Cornell University is the leading institution in the U.S doing research into biochar and they recommend starting out with 2% and adding more later if needed. There is no hard information on the optimal amount. As of my last check, the highest known ratio in the Amazon was 9%. My guess is that the optimal amount needed will vary depending on your soil type, its p.h. and climatic conditions. In fact research is now being conducted to determine if biochar was used in other ancient civilizations in different ecosystems [it was, in North America]. Don’t use charcoal briquettes, they’re often treated with starting fuel and fillers that you don’t want in your garden.

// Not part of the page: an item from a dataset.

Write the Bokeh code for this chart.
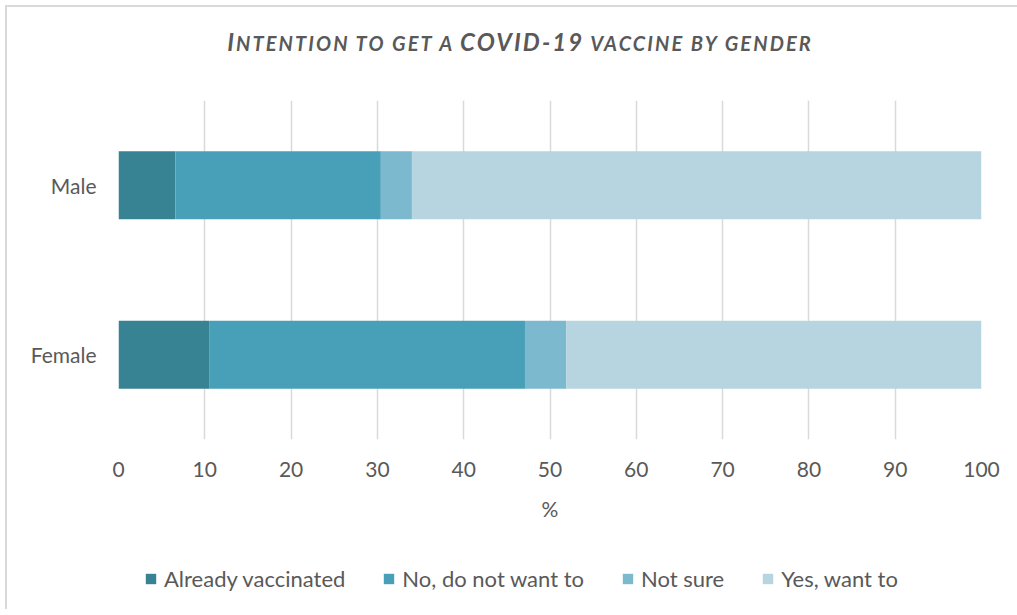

Good news. Since I originally wrote that in 2008, the biochar industry has taken off. There are now numerous sources for buying biochar online, as well as numerous sources of kilns for making your own char, as well as equipment that can capture the gasses and turn them into fuels. This link will take you to the USBI page for all of these resources. Biochar is now sold by the bag, which in the US typically comes in a measurement of cubic feet or cubic yards. It’s a burgeoning cottage industry whose time has come.
Apparently due to my earlier positions within the American Bamboo Society and early articles about how fast-growing bamboo can sequester CO2 faster than other woody perennial, I found myself in one of the 87 seats at the virtual table of the world-wide International Biochar Initiative (IBI) in 2007. We submitted recommendation's that were used to compile a set of Sustainability Guidelines for biochar production, later drafted by IBI. The US now has its own organization.
Because much of the worlds farmland has succumbed to erosion and loss of fertility due to mindless modern farming practices, the positive implications for biochar are far reaching. The creation of what amounts to a permanently fertile soil will change agriculture as we know it. The addition of chemical fertilizers to the soil will no longer be needed. Even current organic farming practices that utilize gargantuan, fuel guzzling corporate sponsored machinery will become antiquated. The future is small, local, hand crafted and… it lies in your backyard. Seize it.
Thank you for an interesting and informative article. Although I already knew a little of what you wrote, it was great to fill in the blanks provided from your hands-on experience and insights.
BTW, I really look forward to your weekly articles, especially this recent series about sustainable farming.
Have you seen the film, "Grow?" Ocean and John Robbins (of Baskin& Robbins) have shown it from their site the past couple of years. One of the streams in the film is about a man (physicist?) that built his own biochar plant in the NW USA. The plant was burned down (arson suspected), but at the end he had rebuilt it. If you haven't seen it you need to. The other 2 streams in the story are also very good.